Lake Ivanhoe resident works to magnify first Black-owned community's place in Wisconsin history
Lake Ivanhoe, about an hour’s drive from Milwaukee, has a rich, and little-known history that’s about to be recognized with a state historical marker.
The community was created by a small group of Black businessmen from Chicago in the 1920s. They wanted a safe place for Black families to spend summers during an era when racial tensions and segregation were increasing in Chicago and segregation still had a firm grip on the country.
Today one of the community’s most ardent supporters is resident Peter Baker.
The Chicago native was introduced to Lake Ivanhoe in the 1960s, when as a preteen his friend’s grandfather took the boys for a day of fishing.
Baker remembers the day like it was yesterday.
“Until today I remember everything about it. I remember exactly where we fished and pretty much to the spot. It would be tight over there,” Baker says.
He couldn’t wait to tell his parents about it. “I said mom, 'it was an all Black community,'” Baker recalls.
Baker thinks it was more enthusiasm that motivated his mom to take a look at Lake Ivanhoe. She was a nature-loving school teacher, active in the Civil Rights movement.
“She had been fired from the Chicago Board of Education by Mayor Daley for leading one of the largest protests of the the double-shifting of African Americans at the school I was going to at that time. She had to drive out to Chicago Heights to teach, she couldn’t work in Chicago any more. She hated that drive… she was just not a person who really loved driving,” Baker says.
One weekend after his fishing adventure the Baker family paid a visit.
“They had trouble finding it, they finally found Lake Ivanhoe... And literally they saw for sale signs on houses and they put money down that weekend,” Baker says.
The Baker’s bought a house before they were living there full time.
“And at 11 years old my mother would literally bring us down here with a tent and we’d sleep here all night, with a flash light and I got a dog and turned him into a hunting dog and fishing,” Baker says. “How could life be better. There wasn’t even traffic in the community.”
Baker went to high school in nearby Lake Geneva. He calls it a unique experience.

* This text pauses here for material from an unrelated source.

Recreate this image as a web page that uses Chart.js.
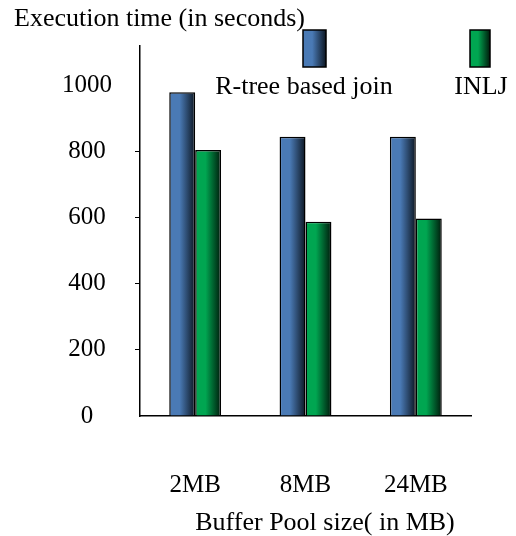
<!DOCTYPE html>
<html>
<head>
<meta charset="utf-8">
<script src="https://cdn.jsdelivr.net/npm/chart.js@4.4.1/dist/chart.umd.min.js"></script>
<style>
  html, body { margin: 0; padding: 0; background: #fff; }
  #wrap { width: 516px; height: 536px; }
</style>
</head>
<body>
<div id="wrap"><canvas id="timeChart"></canvas></div>
<script>
const bufferSizes = ['2MB', '8MB', '24MB'];
const rtreeTimes = [980, 845, 845];
const inljTimes = [805, 588, 598];
const yTicks = [0, 200, 400, 600, 800, 1000];

const serif = "'Times New Roman', 'Liberation Serif', serif";

// light colour on the left of the bar, fading to near black on the right
function shade(light, dark) {
  return function (ctx) {
    const el = ctx.element;
    if (!el || !el.width) return light;
    const left = el.x - el.width / 2;
    const g = ctx.chart.ctx.createLinearGradient(left, 0, left + el.width, 0);
    g.addColorStop(0, light);
    g.addColorStop(0.4, light);
    g.addColorStop(1, dark);
    return g;
  };
}

function swatch(c, x, y, w, h, light, dark) {
  const g = c.createLinearGradient(x, 0, x + w, 0);
  g.addColorStop(0, light);
  g.addColorStop(0.4, light);
  g.addColorStop(1, dark);
  c.fillStyle = g;
  c.fillRect(x, y, w, h);
  c.strokeStyle = '#000';
  c.lineWidth = 1.5;
  c.strokeRect(x, y, w, h);
}

// axis titles and the legend are laid out like the original figure
const extras = {
  id: 'extras',
  afterDraw(chart) {
    const c = chart.ctx;
    c.save();
    c.fillStyle = '#000';
    c.font = '26px ' + serif;
    c.textBaseline = 'middle';
    c.textAlign = 'left';
    c.fillText('Execution time (in seconds)', 14, 19);

    const ds = chart.data.datasets;
    swatch(c, 303, 30, 23, 37, '#4a7ab5', '#0c1622');
    swatch(c, 470, 30, 20, 37, '#00a651', '#001a0b');
    c.fillStyle = '#000';
    c.textAlign = 'center';
    c.fillText(ds[0].label, 304, 87);
    c.fillText(ds[1].label, 481, 87);

    c.fillText('Buffer Pool size( in MB)', 325, 523);
    c.restore();
  }
};

const timeChart = new Chart(document.getElementById('timeChart'), {
  type: 'bar',
  data: {
    labels: bufferSizes,
    datasets: [{
      label: 'R-tree based join',
      data: rtreeTimes,
      backgroundColor: shade('#4a7ab5', '#0c1622'),
      borderColor: '#000',
      borderWidth: 1.5,
    }, {
      label: 'INLJ',
      data: inljTimes,
      backgroundColor: shade('#00a651', '#001a0b'),
      borderColor: '#000',
      borderWidth: 1.5,
    }],
  },
  options: {
    responsive: true,
    maintainAspectRatio: false,
    animation: false,
    layout: { padding: { top: 46, right: 45, left: 0, bottom: 0 } },
    datasets: {
      bar: { categoryPercentage: 0.47, barPercentage: 1.0 },
    },
    plugins: {
      legend: { display: false },
      tooltip: { enabled: false },
    },
    scales: {
      x: {
        grid: { display: false, drawTicks: false },
        border: { color: '#000', width: 1.5 },
        ticks: { color: '#000', font: { family: serif, size: 25 }, padding: 54 },
        afterFit(scale) { scale.height = 120; },
      },
      y: {
        min: 0,
        max: 1120,
        afterBuildTicks(scale) { scale.ticks = yTicks.map(v => ({ value: v })); },
        grid: {
          drawOnChartArea: false,
          tickLength: 5,
          color: ctx => (ctx.tick && ctx.tick.value > 0 && ctx.tick.value < 1000) ? '#000' : 'rgba(0,0,0,0)',
        },
        border: { color: '#000', width: 1.5 },
        ticks: {
          color: '#000',
          crossAlign: 'center',
          padding: 23,
          font: { family: serif, size: 25 },
          callback: v => String(v),
        },
        afterFit(scale) { scale.width = 140; },
      },
    },
  },
  plugins: [extras],
});

// second pass so the gradients can use the laid-out bar positions
timeChart.update();
</script>
</body>
</html>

“There were 13 African Americans at Badger [High School] in the year that I was there. By junior and senior year with the ability to drive we did have friends that we would go to visit sometimes and hang out with, even though everything stayed out here in the community,” Baker says.
“I started working in the factories right after high school. And to make a long story short, I was going to build a garage for my boat and I decided to build an apartment above it,” Baker says. That led to a home building and landscaping business.
It’s clear Baker loves the community, but he didn’t explore its history until he was in his 40s.
It was then Baker learned a childhood friend of his, when in 8th grade, wrote a report about Lake Ivanhoe’s roots.
“Listening to the elders. So they told her this story. She wrote this report and one of the teachers told Samuel Gonzalez that he needed to look at it,” Baker says.
Gonzalez was a young history teacher in Lake Geneva.
“So he [Gonzalez] reads it over and says, wow this is interesting,” Baker says.
Lake Ivanhoe became the subject of Gonzalez’s 1972 master’s thesis “A Black Community in Rural Wisconsin – A Historical Study Of Lake Ivanhoe.”
“He went down and talked to the families. They brought out the pictures and showed him,” Baker says.
Baker didn’t put the dots together until the late 1990s.
“So here’s what happened. I called and told him [Gonzalez] could I have the paper work and I read it and I said this story has to be told,” Baker says he began sharing the story with anyone who would listen.
“I had my daughter, she was proficient enough to do a power point. We had the pictures to go along with the speech. We drove up to Madison and did it at the Wisconsin state Historical Museum or Society. There were probably eight people in the audience,” Baker says.
Baker set his sights on having an official state historical marker at Lake Ivanhoe.
“I don’t remember the first historical marker I saw. It could be the one where the train stopped in Lake Geneva or I could have read something. All I knew was this needed to go. It could have got information when I gave the speech at the historical museum,” Baker says. “That would have been one place that I thought would have said, ‘wow’!”
Then earlier this year, the Wisconsin Historical Society reached out to Baker.
A three year grant from the William G. Pomeroy Foundation is funding the installation of historical markers in Lake Ivanhoe and nearly 40 other historically marginalized communities.
Lake Ivanhoe has evolved over the years. Today many more homes fill its three-road-wide and eight-blocks-long area than when the Baker family moved there. Now Black families are in the minority.
Baker loves the place no less today than when he first cast his line into Lake Ivanhoe.
He looks forward to it official state historical marker designation, but Baker wants more for the community to thrive, “Because I want to live in this community for as long as I can. I’m hoping it works out that way. I love this community,” Baker says.
Correction: - On air, we stated Peter Baker first visited Lake Ivanhoe with his grandfather. It was Baker’s friend’s grandfather who took the boys on the Lake Ivanhoe fishing trip.